In the fall we made preparations for making gallons and gallons of our own pure maple syrup. We marked enough trees for 50 taps while the leaves were still visible, insuring that we wouldn't accidentally tap a pine tree or a phone pole =). We have good friends who successfully tapped their trees and had given us good advice and encouragement.
This coming full moon (March 19th) is known in The Farmers Almanac as "the Maple Moon" as it marks the perfect time to tap your trees. Of course, this little tip only works in Canada and the far Northeast, not Tennessee! I called our friends for some advice on tapping in early February, and found that they had already tapped their trees and were boiling down their sap! We were already far behind schedule. What Rookies!
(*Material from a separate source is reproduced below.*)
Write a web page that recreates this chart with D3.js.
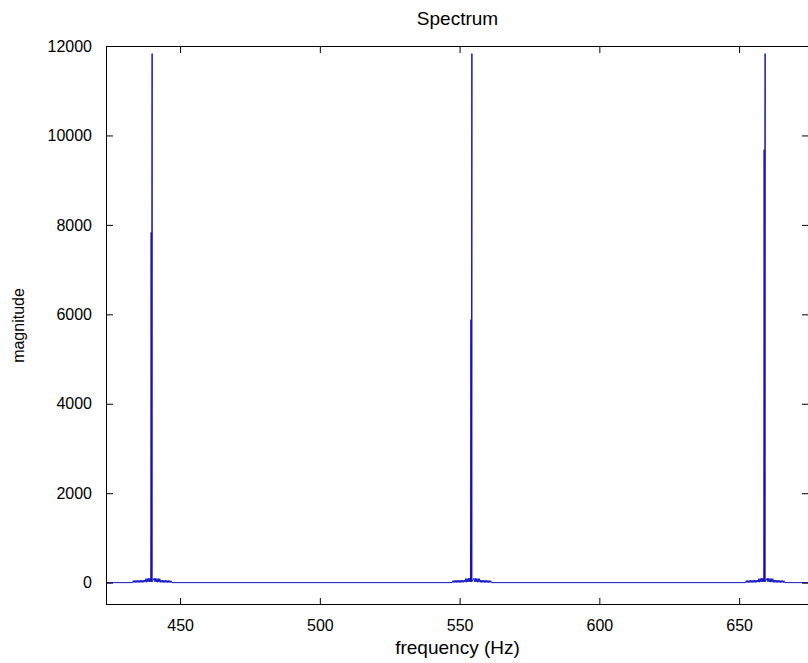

Most of the delay came from the sudden panic that came from realizing how much sap we could potentially collect. After getting our metal taps on Ebay, and getting our buckets online, we realized that if each tap produced a mild 2 gallons of sap, that we would have 100 gallons to store and boil down. We had no place to put that much, let alone a vessel to cook it. It took us some creative "out of budget" spending to find and rush 4 stainless steel rectangle pots, 1 foot x 2 feet x 15 inches tall. When placed side-by-side, these fit perfectly on the top of our wood stove, and would work well outside on a fire-pit too.
Finally, once we had all of our tools, and the perfect plan...the weather warmed up in a huge way. Instead of the FREEZING nights and chilly days, we suddenly (in February) had t-shirt weather at night, and days as warms as 70 degrees during the day. Tree tapping requires really cold nights and days no warmer than 50 degrees (at least ideally). After 2 weeks of this early Spring, we finally had ONE day where the weather was remotely close to ideal.
Under the imperfect conditions, we opted to tap only 3 trees. The taps went in perfectly, but as I was preparing the bucket, I noticed a label on the bottom...warning that to wash my hands after handling the bucket as it was made with cancer causing chemicals. So much for cheap buckets on the internet. We managed to scrounge up 3 food-grade buckets from our pantry and used those instead.
The next challenge was the wind. For every two precious drops that fell from the tap, one blew horizontally and missed the huge target completely. Plus, all kinds of schmutz fell into the bucket, including more than a few ants. I ran out to the hardware store, and came back with 3 1-foot sections of 1-inch hose to run from the tap itself directly into a hole cut into the lid. Overnight, we collected nearly 4 gallons of sap from our three buckets. The sap was schmutz-free and was a subtle carmel color. After running it through some cloth to filter it further, we were finally ready to boil it down.
For those of you expecting free samples of our tasty finished product, you must realize that 4 gallons of sap needs to boil down to 1/40th of its volume to remove the water and intensify the flavor. The process took several hours, as we transferred the liquid to smaller and smaller pots. At last our finished product was ready to taste...it was indeed yummy. We finished it after just 2 pancake breakfasts.
We are really excited about doing it "for real" next year.